Der Epochenbruch von 1945 Zeit der widerstreitenden Gefühle

Fachzeitschriften blicken zurück auf das Kriegsende vor 70 Jahren. Es ist keine deutsche Nabelschau geworden.

Nach 1914 nun also 1945. Die diesjährige Gedenkwelle rollt schon durch die Museen, Buchläden und Zeitungsstände. Zwei Studien, die einen umfassenden Blick auf das damalige Geschehen werfen, liegen bereits vor: „Der wilde Kontinent. Europa in den Jahren der Anarchie 1943–1950“ des britischen Schriftstellers Keith Lowe (siehe die Rezension im „Presse“-Spectrum vom 7. Februar) sowie das von der internationalen Kritik hochgelobte „'45. Die Welt am Wendepunkt“ des niederländischen Starpublizisten Ian Buruma, den „Presse“-Lesern als regelmäßiger Gastkommentator bestens bekannt (siehe auch seinen nebenstehenden Beitrag).

Und natürlich haben sich auch die historischen Fachmagazine bereits des Themas 1945 angenommen. „Zeit-Geschichte“ hat sich längst als von anerkannten Autoren geschriebene, gut gemachte, sorgfältig redigierte und illustrierte Fachzeitschrift einen Namen gemacht.

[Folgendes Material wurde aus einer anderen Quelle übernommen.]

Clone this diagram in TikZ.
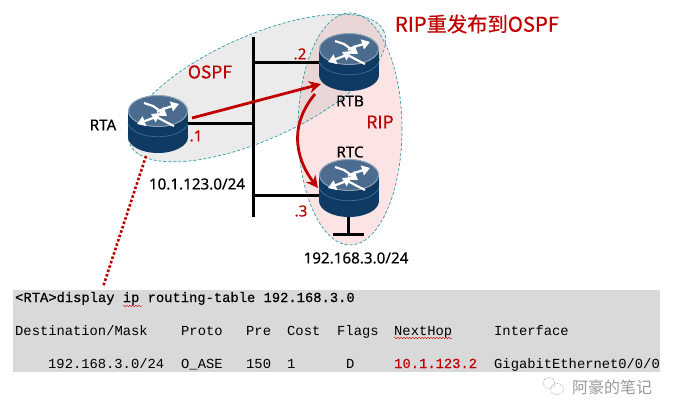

Diese Qualitäten zeigen sich auch in diesem Heft (1/15). Der renommierte Zeithistoriker Norbert Frei von der Uni Jena führt in diese Zeit des Epochenbruchs ein, in der die Welt zwischen Triumph und Niederlage, Rausch und Ernüchterung, Hass und Hilfsbereitschaft, Rache und Vergebung, Lebensfreude und Todessehnsucht schwankte: eben eine Zeit der „großen Gefühle“.

In diesem Heft finden wir eine Reihe außergewöhnlich instruktiver, gescheiter Beiträge zu vielen Teilaspekten des damaligen Geschehens: etwa zur massenhaften Vergewaltigung von Frauen durch Soldaten der Besatzungsmächte (1,9 Millionen Leidtragende allein in der sowjetischen Besatzungszone, aber auch französische, amerikanische und – am wenigsten – britische Soldaten schändeten deutsche und österreichische Frauen) oder ein Aufsatz zum Schicksal der Geflüchteten, Vertriebenen, Heimat- und Obdachlosen (im Zweiten Weltkrieg und in der Nachkriegszeit wurden in Europa bis zu 85 Millionen Menschen entwurzelt). So richtig fassbar und nachvollziehbar wird das Schicksal der Vergewaltigten und Entwurzelten für die Nachgeborenen aber vermutlich erst durch die Lektüre eindringlicher Zeitzeugen- und Opferberichte.

Was an diesem „Zeit-Geschichte“-Heft ebenso wie am Aprilheft des Geschichtsmagazins „Damals“ (4/2015), das sich schwerpunktmäßig ebenfalls dem „Kriegsende 1945“ widmet, gefällt, ist, dass beide Publikationen keine deutsche Nabelschau vornehmen, sondern auch andere europäische Länder untersuchen: die Sowjetunion, Frankreich, die Niederlande, Italien oder das tragische Schicksal schwarzer GIs nach ihrer Heimkehr in die USA.

„Damals“ bietet zwei besondere Gustostückerln: Wlodzimirz Borodziej, mit Wien verbundener Zeithistoriker der Uni Warschau, wirft einen Blick auf seine 1945 „enthauptet“ dastehende Heimat: fünf bis sechs Millionen Ermordete während der Nazi-Besatzung; von einst 3,5 Millionen polnischen Juden waren 1945 gerade noch zehn bis 15 Prozent am Leben; ermordet auch ein großer Teil der polnischen Elite. Dazu fast völlig zerstörte Städte wie Warschau, eine „Westverschiebung“ des ganzen Landes. Heinz A. Richter von der Uni Mannheim wiederum erzählt den „Krieg nach dem Krieg“ in Griechenland. Denn nach der nationalsozialistischen Terrorherrschaft ging in Griechenland der Bürgerkrieg zwischen Rechten und Kommunisten los, der bis 1945 weitere 55.000 Menschenleben forderte. Gar nicht gut weg kommt in Richters Analyse übrigens der britische Premier Winston Churchill. Die Griechenland-Politik des heuer aus Anlass seines 50. Todestages viel gewürdigten Engländers dürfte zu dessen großen Schwachpunkten gehören.